Imperiled chub coming back
Study shows more reaching adulthood in Grand Canyon
Associated Press
Friday, August 4, 2006
GRAND CANYON NATIONAL PARK, Ariz. - The population of an endangered fish in the Grand Canyon area of the Colorado River may be stabilizing, according to biologists with the U.S. Geological Survey.
The number of adult humpback chub appears to have stabilized at about 5,000 fish, according to research by federal biologists announced Thursday.
"It means that conditions exist in Grand Canyon that allow adult fish to reach reproductive age," said USGS biologist Matthew Anderson in a statement.
Until recently, the chub population in the canyon was steadily declining because adult fish were dying at a rate of 15 percent to 20 percent a year, and young fish were not surviving in large enough numbers.

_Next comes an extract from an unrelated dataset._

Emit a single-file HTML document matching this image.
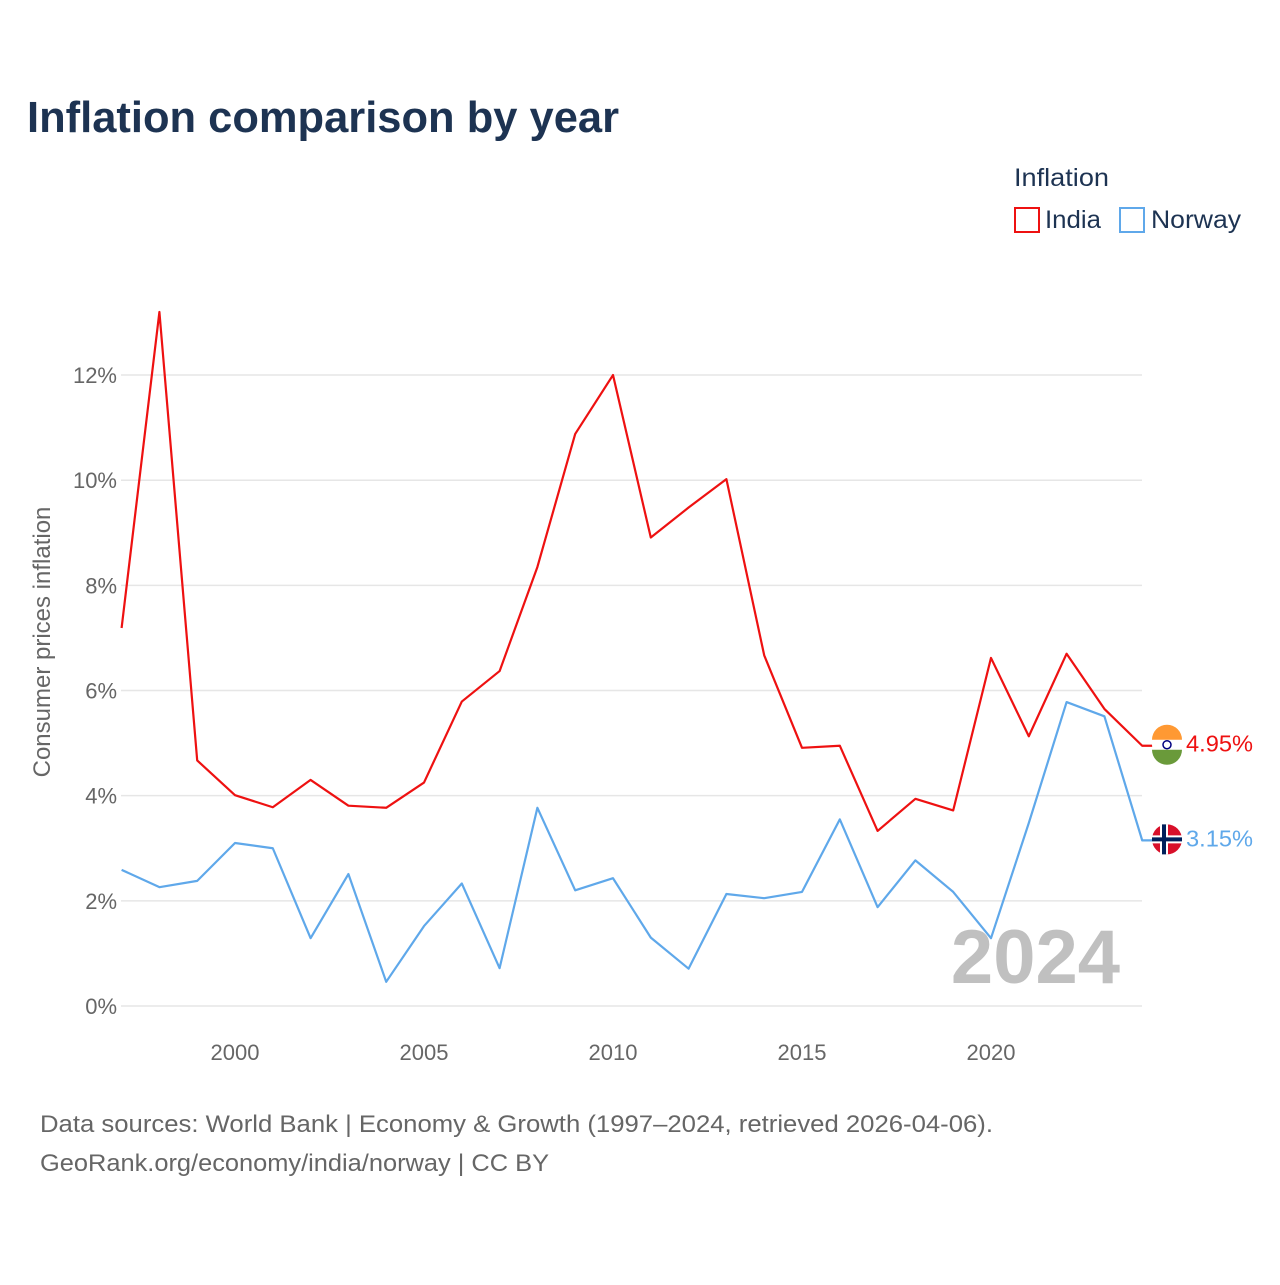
<!DOCTYPE html>
<html><head><meta charset="utf-8"><style>
body{margin:0;background:#fff;font-family:"Liberation Sans",sans-serif;}
#wrap{position:relative;width:1280px;height:1280px;}
</style></head><body>
<div id="wrap">
<svg id="chart" width="1280" height="1280" xmlns="http://www.w3.org/2000/svg">
<text x="27" y="132" font-size="44" font-weight="bold" fill="#1d3352" textLength="592" lengthAdjust="spacingAndGlyphs">Inflation comparison by year</text>
<text x="1014" y="186" font-size="25" fill="#1d3352" textLength="95" lengthAdjust="spacingAndGlyphs">Inflation</text>
<g><rect x="1015" y="208" width="24" height="24" fill="none" stroke="#ee1111" stroke-width="2"/><text x="1045" y="228" font-size="25" fill="#1d3352" textLength="56" lengthAdjust="spacingAndGlyphs">India</text></g>
<g><rect x="1120" y="208" width="24" height="24" fill="none" stroke="#5fa8ea" stroke-width="2"/><text x="1151" y="228" font-size="25" fill="#1d3352" textLength="90" lengthAdjust="spacingAndGlyphs">Norway</text></g>
<text transform="translate(50,642) rotate(-90)" text-anchor="middle" font-size="24" fill="#666">Consumer prices inflation</text>
<g id="grid"></g><g id="series"></g>
<text x="1120" y="983" text-anchor="end" font-size="76" font-weight="bold" fill="#c0c0c0">2024</text>
<text x="40" y="1132" font-size="24" fill="#666" textLength="953" lengthAdjust="spacingAndGlyphs">Data sources: World Bank | Economy &amp; Growth (1997–2024, retrieved 2026-04-06).</text>
<text x="40" y="1171" font-size="24" fill="#666" textLength="509" lengthAdjust="spacingAndGlyphs">GeoRank.org/economy/india/norway | CC BY</text>
</svg></div>
<script>
const years=[1997,1998,1999,2000,2001,2002,2003,2004,2005,2006,2007,2008,2009,2010,2011,2012,2013,2014,2015,2016,2017,2018,2019,2020,2021,2022,2023,2024];
const india=[7.19,13.2,4.67,4.01,3.78,4.30,3.81,3.77,4.25,5.79,6.37,8.35,10.88,12.0,8.91,9.48,10.02,6.67,4.91,4.95,3.33,3.94,3.72,6.62,5.13,6.70,5.65,4.95];
const norway=[2.59,2.26,2.38,3.10,3.00,1.29,2.51,0.46,1.52,2.33,0.72,3.77,2.20,2.43,1.30,0.71,2.13,2.05,2.17,3.55,1.88,2.77,2.17,1.29,3.48,5.78,5.51,3.15];
const yTicks=[0,2,4,6,8,10,12];
const xTicks=[2000,2005,2010,2015,2020];
const NS="http://www.w3.org/2000/svg";
const X=y=>121.6+(y-1997)*37.8;
const Y=v=>1006-v*52.58;
const grid=document.getElementById('grid'),ser=document.getElementById('series');
function mk(tag,attrs,parent,txt){const e=document.createElementNS(NS,tag);for(const k in attrs)e.setAttribute(k,attrs[k]);if(txt!==undefined)e.textContent=txt;parent.appendChild(e);return e;}
yTicks.forEach(t=>{
 const l=mk('line',{x1:121,x2:1142,y1:Y(t),y2:Y(t),stroke:'#e6e6e6','stroke-width':1.5},grid);
 
 
 const tx=mk('text',{x:117,y:Y(t)+8,'text-anchor':'end','font-size':22,fill:'#666'},grid,t+'%');
 
 
});
xTicks.forEach(t=>{
 const tx=mk('text',{x:X(t),y:1060,'text-anchor':'middle','font-size':22,fill:'#666'},grid,String(t));
 
 
});
function series(vals,color,name,flag){
 const pts=vals.map((v,i)=>X(years[i])+','+Y(v)).join(' ');
 const last=vals[vals.length-1];
 const p=mk('polyline',{points:pts+' '+(X(2024)+12)+','+Y(last),fill:'none',stroke:color,'stroke-width':2.2,'stroke-linejoin':'round'},ser);
 
 
 const g=mk('g',{},ser);
 
 
 const cy=Y(last)-1,cx=1167;
 if(flag==='in'){
  mk('circle',{cx:cx,cy:cy,r:15,fill:'#fff'},g);
  mk('path',{d:`M${cx-15},${cy-5} A15,15 0 0 1 ${cx+15},${cy-5} Z`,fill:'#ff9933'},g);
  mk('path',{d:`M${cx-15},${cy+5} A15,15 0 0 0 ${cx+15},${cy+5} Z`,fill:'#6a9a3a'},g);
  mk('circle',{cx:cx,cy:cy,r:4,fill:'none',stroke:'#000080','stroke-width':1.5},g);
 } else {
  mk('circle',{cx:cx,cy:cy,r:15,fill:'#d8102a'},g);
  mk('rect',{x:cx-15,y:cy-4,width:30,height:8,fill:'#fff'},g);
  mk('rect',{x:cx-7,y:cy-15,width:8,height:30,fill:'#fff'},g);
  mk('rect',{x:cx-15,y:cy-2,width:30,height:4,fill:'#00205b'},g);
  mk('rect',{x:cx-5,y:cy-15,width:4,height:30,fill:'#00205b'},g);
 }
 const t=mk('text',{x:1186,y:cy+7,'font-size':23,fill:color,textLength:67,lengthAdjust:'spacingAndGlyphs'},ser,last.toFixed(2)+'%');
 
 
}
series(norway,'#5fa8ea','norway','no');
series(india,'#ee1111','india','in');
</script>
</body></html>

There also are signs of more juvenile fish in the past few years at the confluence of the Colorado and Little Colorado rivers, where the chub are known to spawn. More young fish of three other endangered fish species have also been documented at the location.
The humpback chub population in the Grand Canyon dropped by about two-thirds between 1989 and 2002, from 10,500 to 3,500.
It was listed as an endangered species in 1967. The decline is blamed on Glen Canyon Dam near the Arizona-Utah border, which has lowered the river temperature in the Grand Canyon and eliminated much of the river level fluctuations and sediment deposits.
Non-native fish such as rainbow trout that survive better in the colder water have added competition.
The removal of large numbers of trout, drought-induced warming of the river water and a summer flow experiment from the dam in 2000 may also have helped the fish.